News Story
Maryland Engineers Design Photonic Hardware for Next-Generation Data Storage

In a Nature Communications paper published today, an engineering challenge involving a new generation of semiconductor devices set to tackle the growing power consumption of data centers has been solved.
Inside the lab of Carlos A. Ríos Ocampo, an assistant professor in the Department of Materials Science and Engineering (MSE) and the Institute for Research in Electronics and Applied Physics (IREAP), an innovative design could scale photonic computational memory devices—next-generation semiconductor devices that use light, as opposed to electrical currents, to store and process information in the same location and in a speedy fashion.
The rise of photonic hardware comes as a new platform to tackle energy consumption by computer systems. Last year, the Department of Energy reported that 4.4% of total U.S. energy use was attributed to data centers in 2023—a metric that could grow to 12% by 2028. With the growing demand for artificial intelligence, and the electrification of new industries, researchers are working towards energy-efficient systems that can sustain data operations using the fastest platform to exist: light.
Ríos Ocampo, who studies phase-change materials as a basis for photonic devices—named due to their ability to change their physical properties when transforming between different solid states—broke through a major challenge slowing device commercialization. While researchers have demonstrated the potential of electrically-controlled phase-change materials to operate in digital photonic systems, they have yet to build a device with consistent multi-level performance, which is necessary for analog processing and computing.
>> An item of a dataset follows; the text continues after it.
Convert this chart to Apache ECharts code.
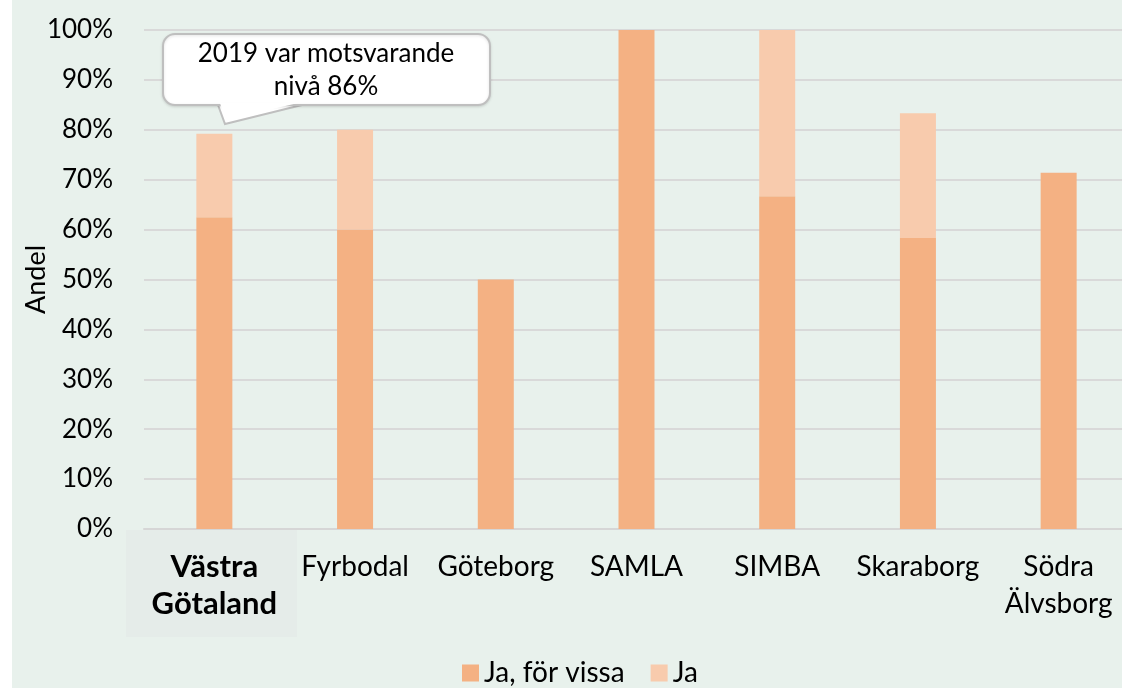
<!DOCTYPE html>
<html>
<head>
<meta charset="utf-8">
<script src="https://cdn.jsdelivr.net/npm/echarts@6/dist/echarts.min.js"></script>
<style>
html, body { margin: 0; padding: 0; background: #ffffff; }
#main { position: absolute; left: 12px; top: 0; width: 1110px; height: 688px; background: #E8F1EC; }
</style>
</head>
<body>
<div id="main"></div>
<script>
// data
var categories = ['Västra\nGötaland', 'Fyrbodal', 'Göteborg', 'SAMLA', 'SIMBA', 'Skaraborg', 'Södra\nÄlvsborg'];
var jaForVissa = [62.5, 60, 50, 100, 66.7, 58.3, 71.4];
var ja = [16.7, 20, 0, 0, 33.3, 25, 0];
var seriesNames = ['Ja, för vissa', 'Ja'];
var calloutText = '2019 var motsvarande\nnivå 86%';

var font = 'Lato, "Noto Sans", sans-serif';
var chart = echarts.init(document.getElementById('main'));

var option = {
	backgroundColor: 'transparent',
	textStyle: { fontFamily: font },
	grid: {
		left: 132,
		top: 30,
		width: 985,
		height: 499,
		containLabel: false,
		outerBoundsMode: 'none'
	},
	legend: {
		data: seriesNames,
		top: 654,
		left: 445,
		itemWidth: 17,
		itemHeight: 17,
		itemGap: 26,
		icon: 'rect',
		textStyle: { fontSize: 28, color: '#000', fontFamily: font }
	},
	xAxis: {
		type: 'category',
		data: categories,
		axisTick: { show: false },
		axisLine: { lineStyle: { color: '#D6D6D6', width: 2 } },
		axisLabel: {
			interval: 0,
			margin: 19,
			fontSize: 28,
			lineHeight: 37,
			color: '#000',
			fontFamily: font,
			formatter: function(v, i) {
				if (i === 0) return v.split('\n').map(function(s) { return '{b|' + s + '}'; }).join('\n');
				return v;
			},
			rich: {
				b: { fontSize: 31, fontWeight: 'bold', lineHeight: 37, color: '#000', fontFamily: font }
			}
		}
	},
	yAxis: {
		type: 'value',
		min: 0,
		max: 100,
		interval: 10,
		name: 'Andel',
		nameLocation: 'middle',
		nameGap: 94,
		nameRotate: 90,
		nameMoveOverlap: false,
		nameTextStyle: { fontSize: 27, color: '#000', fontFamily: font },
		axisLabel: {
			formatter: '{value}%',
			fontSize: 26,
			color: '#000',
			margin: 31,
			fontFamily: font
		},
		splitLine: { lineStyle: { color: '#D9D9D9', width: 2 } }
	},
	series: [
		{
			name: seriesNames[0],
			type: 'bar',
			stack: 'total',
			barWidth: 36,
			itemStyle: { color: '#F4B183' },
			data: jaForVissa
		},
		{
			name: seriesNames[1],
			type: 'bar',
			stack: 'total',
			barWidth: 36,
			itemStyle: { color: '#F8CBAD' },
			data: ja
		}
	],
	graphic: [
		{
			// bakgrund bakom första etiketten
			type: 'rect',
			z: -1,
			shape: { x: 114, y: 530, width: 171, height: 107 },
			style: { fill: '#E5ECE9' }
		},
		{
			// pratbubbla, spets
			type: 'polygon',
			z: 100,
			shape: { points: [[206, 105], [213, 124], [290, 105]] },
			style: { fill: '#ffffff', stroke: '#BFBFBF', lineWidth: 2 }
		},
		{
			type: 'rect',
			z: 101,
			shape: { x: 151, y: 34, width: 327, height: 71, r: 12 },
			style: {
				fill: '#ffffff',
				stroke: '#BFBFBF',
				lineWidth: 2,
				shadowBlur: 3,
				shadowColor: 'rgba(0,0,0,0.12)',
				shadowOffsetY: 1
			}
		},
		{
			type: 'polygon',
			z: 102,
			shape: { points: [[208, 103], [213.3, 120], [286, 103]] },
			style: { fill: '#ffffff' }
		},
		{
			type: 'text',
			z: 103,
			x: 314,
			y: 70,
			style: {
				text: calloutText,
				fontSize: 26,
				lineHeight: 33,
				fontFamily: font,
				fill: '#000',
				align: 'center',
				verticalAlign: 'middle'
			}
		}
	]
};

chart.setOption(option);
window.onresize = function() {
	chart.resize();
};
</script>
</body>
</html>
Here’s how it works: the phase change material goes through crystallization and amorphization cycles during the course of its operation once it’s exposed to precise heat stimuli. This process is triggered by the key device component, the microheater, which overlaps with the photonic circuit or waveguide carrying light to process information. The challenge with previous designs is that achieving intermediate states was dominated by the crystallization process, which occurs randomly, and researchers wondered how they could engineer a device in which the states were, instead, precisely and deterministically controlled.
Today, that may not be the case anymore. A team led by Ríos Ocampo, MSE Chair Ichiro Takeuchi, doctoral student Hongyi Sun and collaborators from University of Connecticut, Massachusetts Institute of Technology, and University of Pittsburgh, engineered a photonic device that bolsters full control of the microheater’s function, which in turn allows the device to process information using light.
“This milestone is about solving the challenge of a fundamental building block, and now that it works, we could build greater and scalable architectures for entire computation systems,” said Ríos Ocampo.
His team approached the problem with a bottom-up approach. They experimented with the microheater’s geometry to determine how the temperature is controlled, which parts of the device get heated and which don’t. By accomplishing temperature control, the engineers were able to precisely control the microstructure of the material, creating a device that can perform multi-level processing in a deterministic manner.
His work presented a pioneer paper that demonstrated a new design that could be integrated into commercial manufacturing processes.